Director Greg Newberry was rushing to get his Who Is Amos Otis? movie — about a man changed with assassinating a divisive Trump-style U.S. president during a Cincinnati visit — before Trump faced re-election in November 2020.
He didn't make it.
But he was able to release the trailer Jan. 4, 2021 — two days before the insurrection of the U.S. Capitol by Trump supporters foreshadowed in the movie.
"I sent the trailer to some friends in Los Angeles, and they just flipped out. And two days later the insurrection happened, and my phone blew up," Newberry says.
Trump supporters will flip out for other reasons.
Newberry, a local boutique advertising agency owner and a Democrat who ran for office in the 1980s, was inspired to write Who Is Amos Otis? after Trump was elected in 2016.
However, the name "Trump" is never mentioned in the film. In fact, the disruptive president is never named in Who Is Amos Otis?, which began a 90-day run Jan. 6 on Amazon Prime and other pay-per-view platforms.
Newberry says he was troubled by "the daily barrage of headlines and tweets that fueled the dangerously expanding divide among Americans … by race, class, culture and religion not seen since the days of Gettysburg. I wanted to create a story that illustrated the devastation we could cause to our future if we failed to act. The stakes for our country were too high to do nothing."
So Newberry, who has written Hollywood film scripts and directed over 80 TV commercials, wrote a screenplay about a mysterious assassin named Amos Otis (not the former Kansas City Royals outfielder). The Who Is Amos Otis? website asks the question: Is he a "presidential assassin or democracy's savior?"
Then the O’Bryonville resident shifted gears and wrote his story as a play. He rented Memorial Hall in September 2019 and directed the courtroom drama for a weekend with an all-Cincinnati cast: Josh Katawick, Rico Reid, Michael G. Bath, A.J. Ford, Christine Brunner, Derek Snow, Christine Jones, Mike Dennis, Donald Volpenhein, Peggy Allen, Denise Dal Vera and Carol Brammer.
"The audience reaction was just overwhelming and unexpected. It sparked a lot of discussion. It really resonated with people." he says.
Wanting more people to see it, he re-assembled the cast nine months later and filmed Who Is Amos Otis? in just five weekends in summer 2020. He used the same Northern Kentucky United States Post Office courtroom seen in Extremely Wicked, Shockingly Evil and Vile, the Ted Bundy film shot here in 2018 with Zac Efron and Jim Parsons.

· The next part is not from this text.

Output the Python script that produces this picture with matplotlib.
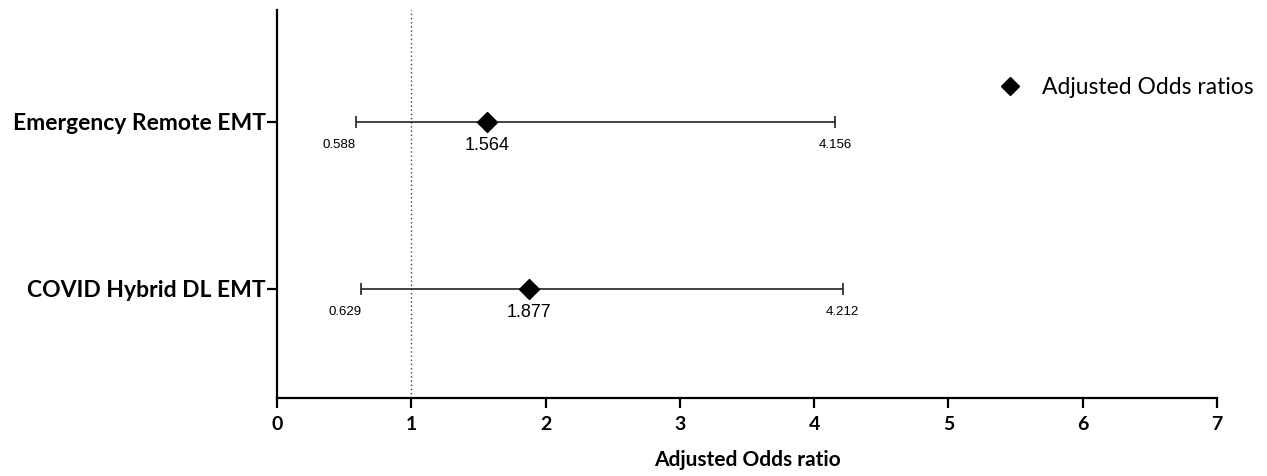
import matplotlib.pyplot as plt
import numpy as np

groups = ["Emergency Remote EMT", "COVID Hybrid DL EMT"]
odds = [1.564, 1.877]
lower = [0.588, 0.629]
upper = [4.156, 4.212]
odds_labels = ["1.564", "1.877"]
lower_labels = ["0.588", "0.629"]
upper_labels = ["4.156", "4.212"]

ypos = np.array([2, 1])

fig = plt.figure(figsize=(12.67, 4.76), dpi=100)
ax = fig.add_axes([0.2186, 0.1639, 0.742, 0.815])

bold_font = ["Lato", "DejaVu Sans"]

ax.axvline(1, color="#444444", linestyle=(0, (1, 2)), linewidth=1, zorder=1)

ax.errorbar(odds, ypos,
            xerr=[np.array(odds) - np.array(lower), np.array(upper) - np.array(odds)],
            fmt="none", ecolor="#222222", elinewidth=1.2, capsize=4, capthick=1.2, zorder=2)
ax.plot(odds, ypos, "D", color="black", markersize=10, zorder=3,
        label="Adjusted Odds ratios", linestyle="none")

for y, o, lo, hi, ol, ll, hl in zip(ypos, odds, lower, upper, odds_labels, lower_labels, upper_labels):
    ax.text(o, y - 0.09, ol, ha="center", va="top", fontsize=13, family="Liberation Sans")
    ax.text(lo, y - 0.1, ll, ha="right", va="top", fontsize=9.5, family="Liberation Sans")
    ax.text(hi, y - 0.1, hl, ha="center", va="top", fontsize=9.5, family="Liberation Sans")

ax.set_xlim(0, 7)
ax.set_ylim(0.347, 2.67)
ax.set_xticks(range(8))
ax.set_yticks(ypos)
ax.set_yticklabels(groups, fontsize=16.5, fontweight="bold", family=bold_font)
for lab in ax.get_xticklabels():
    lab.set_fontweight("bold")
    lab.set_fontsize(14)
    lab.set_family(bold_font)
ax.set_xlabel("Adjusted Odds ratio", fontsize=15, fontweight="bold", family=bold_font, labelpad=12)

ax.spines["top"].set_visible(False)
ax.spines["right"].set_visible(False)
ax.spines["left"].set_linewidth(1.6)
ax.spines["bottom"].set_linewidth(1.6)
ax.tick_params(axis="x", width=1.6, length=7, pad=6)
ax.tick_params(axis="y", width=1.6, length=7, pad=1)

leg = ax.legend(loc="upper left", bbox_to_anchor=(0.758, 0.85), frameon=False,
                prop={"family": "Lato", "size": 16.5}, handletextpad=0.9, handlelength=1.0,
                borderaxespad=0, markerscale=0.9)

fig.savefig("out.png", dpi=100)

The other option for Newberry, who has had four screenplays optioned by Hollywood studios, was to have an agent shop it around West Coast studios and try to get a big-name star committed to the project.
"If we shopped it around for talent, that would take a year," he says. "And it would take five years of my life to get this completed. I didn't want to wait that long," says Newberry, who was the writer, director, executive producer, casting director and location scout for the film.
The play and film are essentially the same, except for the opening scene added for the movie showing Otis (Josh Katawick) doing some target practice along a river. Killing the president is not shown in either script; both focus on the court trial for Otis, with some Twilight Zone twists.
The press kit describes the plot this way: After assassinating the President, Amos Otis pleads self-defense and must convince the jury that America was not only under attack from an unhinged ruler — but that his actions saved the country and the world. The assassin's provocative testimony and ingenious defense turns the proceedings upside down and puts our country on trial. He confronts our political climate head-on while daring the jury to side with a murderer on a suicide mission to save them. No one can tell if he's a mad man, con man or savior of the world. Not even his attorney.
The unheard of 10-day shoot (most features take a month or more) was possible because the performers knew their lines from the play, says Newberry, who sometimes spends all day shooting a 30-second TV commercial. Ninety-five percent of the film was shot in a courtroom or jail cell. To fast track the editing, Newberry delivered a hard drive of the day's filming each evening to editor Mark Cretcher.
Newberry, a baby boomer who "grew up with the assassinations of JFK, Bobby Kennedy, Martin Luther King and Malcom X," explains that that there is a "long history of presidents and emperors being killed in theater, film and television. At the end of the day, it’s art. For this story, the death of a fictional president is a literary device that allows us to see what might have been."
Another literary device was not naming the president. "I wanted the president to be an enigma so people could create their own president in their minds based on their perspectives," he says.
The reaction to the film has been very positive — most likely from Democrats and Never Trump-ers.
"The response to this has been really great. It looks like $5 million," Newberry says. "I couldn't be more proud of it. Everyone worked so well together on it. Creatively, it's the most rewarding thing I've ever done."